Gendering of Textual/Textile Production
“Interface” from Johns Hopkins Guide to Digital Media
Lisa Nakamura “Indigenous Circuits: Navajo Women and the Racialization of Early Electronic Manufacture” PDF
Excerpt from Margaret Atwood’s Alias Grace PDF in our class google drive folder
This two-person TP presentation is about making connections between your own folkways and 21st century wearable tech. Please have at-hand conductive thread, Lilypad Dev board, LEDs, Lilypad battery holder, a micro USB adaptor, and battery as well as some selected fabric or a textile object or your cross stitch.
Sherron and Lauren write that “Lilypad wearable technology is a textual practice that extends authorship and text physicality into a temporal dimension. While a book, painting, or similar text may exist in different instantiations covering many editions, renditions, and media, each individual instant of the text is static and whole–even a fragment is whole unto itself. Dunne (2004) stated,”wearable technology describes many different forms of body mounted technology, including wearable computers, smart clothing, and functional clothing” (p.5). By incorporating technology imbued with ever changing light or sound pulses into wearable texts, Lilypad technology draws attention to and creates emphasis on certain moments in time and sections of reality.
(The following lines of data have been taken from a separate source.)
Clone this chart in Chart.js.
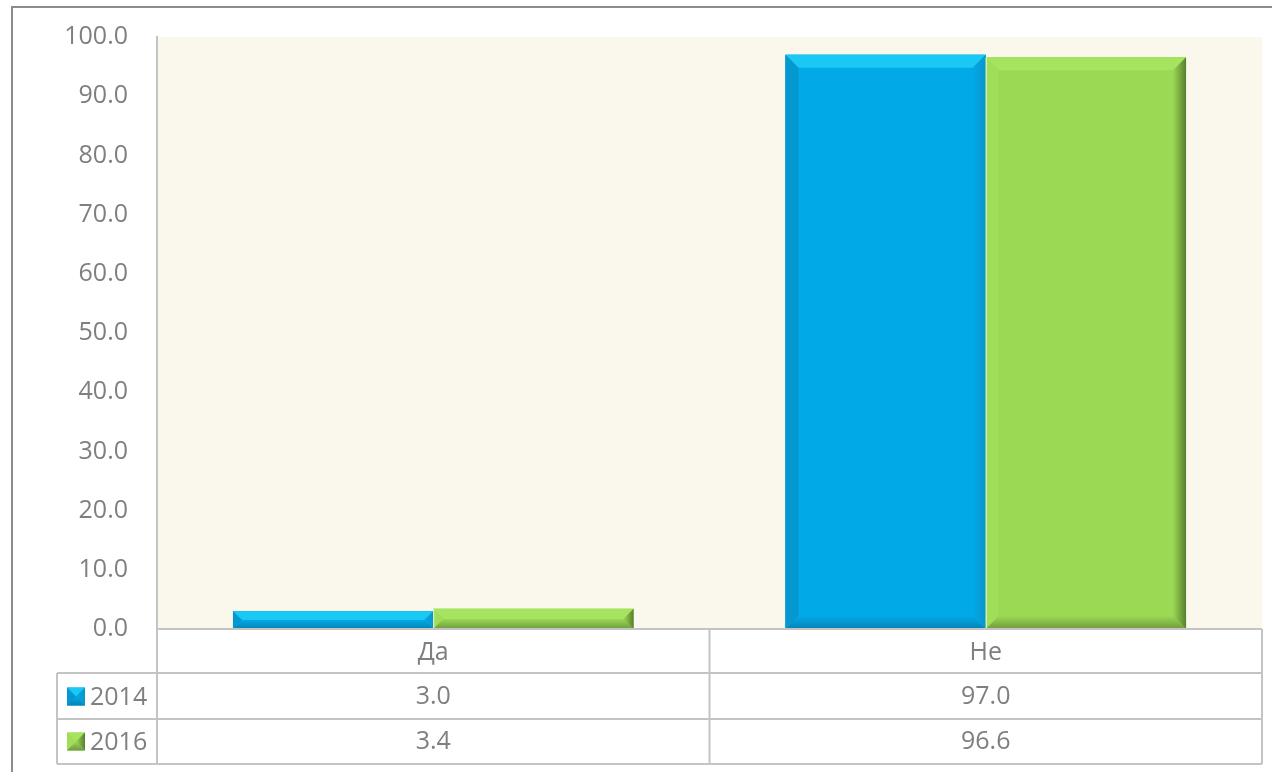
<!DOCTYPE html>
<html>
<head>
<meta charset="utf-8">
<script src="https://cdn.jsdelivr.net/npm/chart.js@4.4.1/dist/chart.umd.min.js"></script>
<style>
  html, body { margin: 0; padding: 0; background: #fff; overflow: hidden; }
  #wrap { position: relative; width: 1272px; height: 772px; }
  #frame {
    position: absolute; left: 11px; top: 6px; width: 1280px; height: 800px;
    border: 2px solid #8c8c8c; box-sizing: border-box; pointer-events: none;
  }
  canvas { position: absolute; left: 0; top: 0; }
</style>
</head>
<body>
<div id="wrap">
  <canvas id="chart" width="1272" height="772"></canvas>
  <div id="frame"></div>
</div>
<script>
// данни
const categories = ["Да", "Не"];
const years = ["2014", "2016"];
const values2014 = [3.0, 97.0];
const values2016 = [3.4, 96.6];
const yTicks = [0, 10, 20, 30, 40, 50, 60, 70, 80, 90, 100];

const FONT = "25px 'Open Sans'";
const TEXT = "#7f7f7f";
const LINE = "#c4c4c4";

// цветове за релефа на колоните
const bevel = {
  "2014": { main: "#02a9e7", top: "#1ac8f4", left: "#0598d0", right: "#0a96cc", bottom: "#0683b3" },
  "2016": { main: "#9bd853", top: "#a6e35e", left: "#a0dd58", right: "#587f2f", bottom: "#6f9b3e" }
};

function poly(ctx, pts, fill) {
  ctx.beginPath();
  ctx.moveTo(pts[0][0], pts[0][1]);
  for (let i = 1; i < pts.length; i++) ctx.lineTo(pts[i][0], pts[i][1]);
  ctx.closePath();
  ctx.fillStyle = fill;
  ctx.fill();
}

function drawBevel(ctx, L, T, R, B, c, size) {
  const b = Math.min(size, (B - T) / 2, (R - L) / 2);
  ctx.fillStyle = c.main;
  ctx.fillRect(L, T, R - L, B - T);
  const gt = ctx.createLinearGradient(0, T, 0, T + b);
  gt.addColorStop(0, c.top);
  gt.addColorStop(1, c.top);
  poly(ctx, [[L, T], [R, T], [R - b, T + b], [L + b, T + b]], gt);
  poly(ctx, [[L, T], [L + b, T + b], [L + b, B - b], [L, B]], c.left);
  const gr = ctx.createLinearGradient(R - b, 0, R, 0);
  gr.addColorStop(0, c.main);
  gr.addColorStop(1, c.right);
  poly(ctx, [[R, T], [R - b, T + b], [R - b, B - b], [R, B]], gr);
  const gb = ctx.createLinearGradient(0, B - b, 0, B);
  gb.addColorStop(0, c.main);
  gb.addColorStop(1, c.bottom);
  poly(ctx, [[L, B], [R, B], [R - b, B - b], [L + b, B - b]], gb);
}

// фон на зоната с графиката
const plotBg = {
  id: "plotBg",
  beforeDraw(chart) {
    const { ctx, chartArea: a } = chart;
    ctx.save();
    ctx.fillStyle = "#faf7ec";
    ctx.fillRect(a.left, a.top, a.right - a.left, a.bottom - a.top);
    ctx.restore();
  }
};

// релеф върху колоните
const bevelBars = {
  id: "bevelBars",
  afterDatasetsDraw(chart) {
    const ctx = chart.ctx;
    ctx.save();
    chart.data.datasets.forEach((ds, i) => {
      const meta = chart.getDatasetMeta(i);
      meta.data.forEach(el => {
        const L = el.x - el.width / 2, R = el.x + el.width / 2;
        const T = Math.min(el.y, el.base), B = Math.max(el.y, el.base);
        drawBevel(ctx, L, T, R, B, bevel[ds.label], 13);
        if (i > 0) {
          // тънка светла линия между съседните колони
          ctx.fillStyle = "rgba(255,255,255,0.75)";
          ctx.fillRect(L, T, 1, B - T);
        }
      });
    });
    ctx.restore();
  }
};

// таблица с данни под оста
const dataTable = {
  id: "dataTable",
  afterDraw(chart) {
    const { ctx, chartArea: a } = chart;
    const x = chart.scales.x;
    const rowH = 45;
    const y0 = a.bottom;
    const legendLeft = 57;
    const step = (a.right - a.left) / categories.length;
    const rows = [values2014, values2016];

    ctx.save();
    ctx.strokeStyle = LINE;
    ctx.lineWidth = 2;
    ctx.beginPath();
    // хоризонтални линии
    ctx.moveTo(a.left, y0); ctx.lineTo(a.right, y0);
    for (let r = 1; r <= 3; r++) {
      const yy = y0 + r * rowH - (r === 1 ? 1 : 0);
      ctx.moveTo(legendLeft, yy); ctx.lineTo(a.right, yy);
    }
    // вертикални линии
    ctx.moveTo(legendLeft, y0 + rowH - 1); ctx.lineTo(legendLeft, y0 + 3 * rowH);
    for (let c = 0; c <= categories.length; c++) {
      const xx = a.left + c * step;
      ctx.moveTo(xx, c === 0 ? a.top : y0); ctx.lineTo(xx, y0 + 3 * rowH);
    }
    ctx.stroke();

    ctx.font = FONT;
    ctx.fillStyle = TEXT;
    ctx.textBaseline = "middle";
    ctx.textAlign = "center";
    categories.forEach((cat, i) => {
      const cx = x.getPixelForValue(i);
      ctx.fillText(cat, cx, y0 + rowH / 2 + 1);
      rows.forEach((vals, r) => {
        ctx.fillStyle = TEXT;
        ctx.fillText(vals[i].toFixed(1), cx, y0 + (r + 1.5) * rowH);
      });
    });

    years.forEach((yr, r) => {
      const cy = y0 + (r + 1.5) * rowH;
      drawBevel(ctx, 67, cy - 9, 85, cy + 9, bevel[yr], 9);
      ctx.fillStyle = TEXT;
      ctx.textAlign = "left";
      ctx.fillText(yr, 90, cy + 1);
    });
    ctx.restore();
  }
};

new Chart(document.getElementById("chart"), {
  type: "bar",
  data: {
    labels: categories,
    datasets: [
      { label: years[0], data: values2014, backgroundColor: bevel["2014"].main, borderWidth: 0 },
      { label: years[1], data: values2016, backgroundColor: bevel["2016"].main, borderWidth: 0 }
    ]
  },
  options: {
    responsive: false,
    animation: false,
    layout: { padding: { left: 0, top: 37, right: 10, bottom: 0 } },
    datasets: { bar: { categoryPercentage: 0.725, barPercentage: 1.0 } },
    plugins: { legend: { display: false }, tooltip: { enabled: false } },
    scales: {
      x: {
        grid: { display: false },
        border: { display: false },
        ticks: { display: false },
        afterFit(scale) { scale.height = 772 - 629; }
      },
      y: {
        min: 0,
        max: 100,
        afterBuildTicks(scale) { scale.ticks = yTicks.map(v => ({ value: v })); },
        grid: { display: false, drawTicks: false },
        border: { display: true, color: LINE, width: 2 },
        ticks: {
          padding: 29,
          color: TEXT,
          font: { family: "'Open Sans'", size: 25 },
          callback: v => v.toFixed(1)
        },
        afterFit(scale) {
          scale.width = 157;
          scale.paddingTop = 0;
          scale.paddingBottom = 0;
        }
      }
    }
  },
  plugins: [plotBg, bevelBars, dataTable]
});
</script>
</body>
</html>
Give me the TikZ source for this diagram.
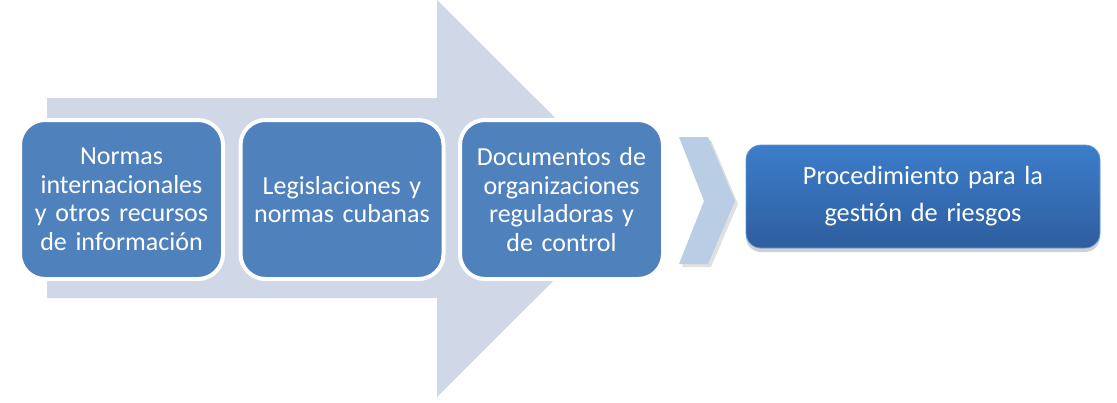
\documentclass[tikz,border=0pt]{standalone}
\usepackage{fontspec}
\setmainfont[WordSpace=0.8]{Carlito}
\usetikzlibrary{shadows,shadings}
\definecolor{arrowgray}{HTML}{D0D8E8}
\definecolor{boxblue}{HTML}{4F81BD}
\definecolor{chevblue}{HTML}{B9CDE5}
\definecolor{finaltop}{HTML}{3C7DCA}
\definecolor{finalbot}{HTML}{2E5E9E}
\tikzset{
  stagebox/.style={draw=white, line width=4pt, fill=boxblue, rounded corners=25pt,
    minimum width=203pt, minimum height=159pt, text width=195pt, align=center,
    text=white, font=\fontsize{26}{28.5}\selectfont, inner sep=0pt},
  resultbox/.style={rounded corners=15pt, top color=finaltop, bottom color=finalbot,
    draw=finaltop!80!white, line width=0.8pt,
    minimum width=354pt, minimum height=103pt, text width=330pt, align=center,
    text=white, font=\fontsize{26.3}{37}\selectfont, inner sep=0pt,
    drop shadow={shadow xshift=0pt, shadow yshift=-4pt, opacity=0.3, fill=black!60}},
  chevronshape/.style={fill=chevblue,
    drop shadow={shadow xshift=3pt, shadow yshift=-3pt, opacity=0.2, fill=black!60}},
}
\begin{document}
\begin{tikzpicture}[x=1pt,y=-1pt]
\useasboundingbox (0,0) rectangle (1117,402);
% big background arrow
\fill[arrowgray] (47,98) -- (437,98) -- (437,0) -- (636,198.5) -- (437,397) -- (437,298) -- (47,298) -- cycle;
% stages
\node[stagebox] (n1) at (121.5,199.5) {Normas\\internacionales\\y otros recursos\\de información};
\node[stagebox] (n2) at (342,199.5) {Legislaciones y\\normas cubanas};
\node[stagebox] (n3) at (561.5,199.5) {Documentos de\\organizaciones\\reguladoras y\\de control};
% chevron
\path[chevronshape] (679,137) -- (708,137) -- (735,201) -- (708,264) -- (679,264) -- (704,201) -- cycle;
% result
\node[resultbox] (r) at (923,196.5) {Procedimiento para la\\gestión de riesgos};
\end{tikzpicture}
\end{document}
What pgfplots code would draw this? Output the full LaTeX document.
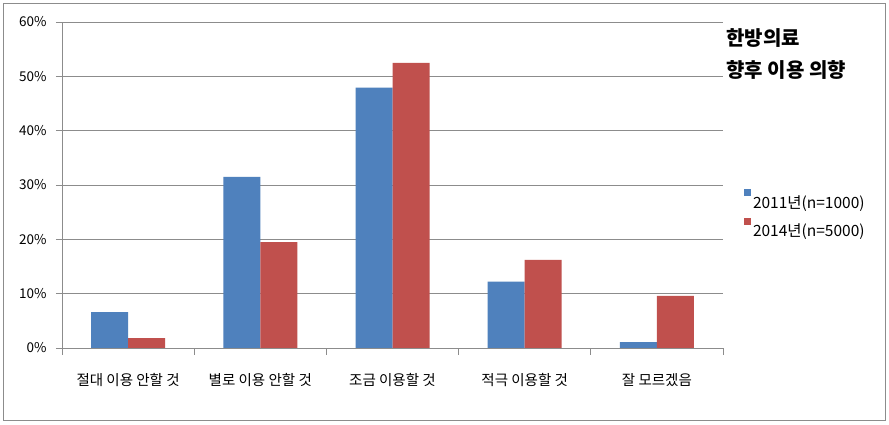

According to Ryan (2014), “to wear technological enhancements or devices is to advance the language of dress in specific ways that converge with cultural dimensions of technology and as a result to become culturally staying within a technological literate environment” (p.1) Devices such as the Lilypad are created for non-specialist use and do not require a technician or manufacturing plant to be produced or programmed, thus allowing for greater individual garment-based communication and more control on the part of the author as to the life and dissemination of the already-authored text.”